Hello strangers!! It has been a while! I am so happy to be blogging again. This blog is about not letting those unmet goals crush you. The last couple of months I feel like I have been off. I have not had any motivation or inspiration to blog. I felt like I had nothing to offer anyone. Basically, I just sat around and moped and did nothing about it. I felt so lost, I almost gave up.
My last blog was way back in October and that was about goal setting. I set out to run the Virtual Pumpkin Run, which I did and thoroughly enjoyed. They sent me a cute medal in the mail, as well as an awesome shirt! Another goal I had was to blog more. I set out to blog three times in the month of October. Obviously, that did not happen. Nor did it happen in November, or December, or January. Do you see? I was in a slump.

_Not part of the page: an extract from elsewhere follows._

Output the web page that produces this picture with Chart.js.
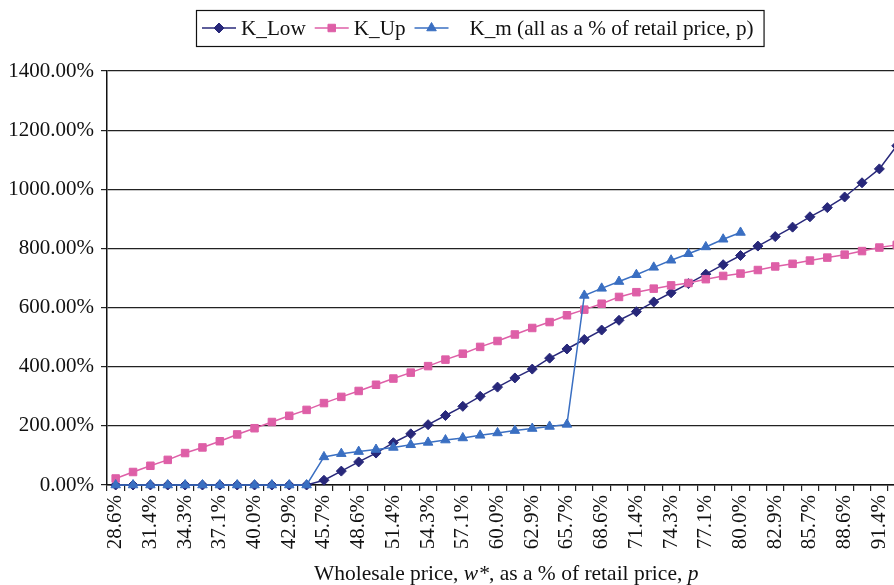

I think a big part of it was the holidays. Not that they got in the way, but they had me in a slump. This was the first Thanksgiving and Christmas without my mom. I felt like I was just going through the motions of the holidays and not really enjoying them. Everything was just different this year. My family and I definitely felt a void. Even my birthday was hard. My husband set up this amazing weekend for us at the beach. He even had my friends surprise me at dinner. But, that one phone call that I expect to get with the voice I took for granted to hear, from the woman who birthed me herself, never came. And with that void, came…nothing. I did not want to do anything extra. When I thought about blogging, I had nothing.
For a while, I felt like a big failure. One more thing I started but did not finish. But after a while, I came to the conclusion that it is ok. Life is hard and sometimes it will throw stuff at us that will slow us down. I also came to the conclusion that I WILL NOT LET IT STOP ME! Blogging is part of my therapy. Getting my feelings typed down helps me to feel, and get things off my chest. Sometimes goals are not me. That is fine. Set them again, and try harder.
So I am back. Hopefully, I can stick with it more and help inspire people as well as get inspired by my readers.
Thank you all for sticking with me, and being patient. I appreciate all of you.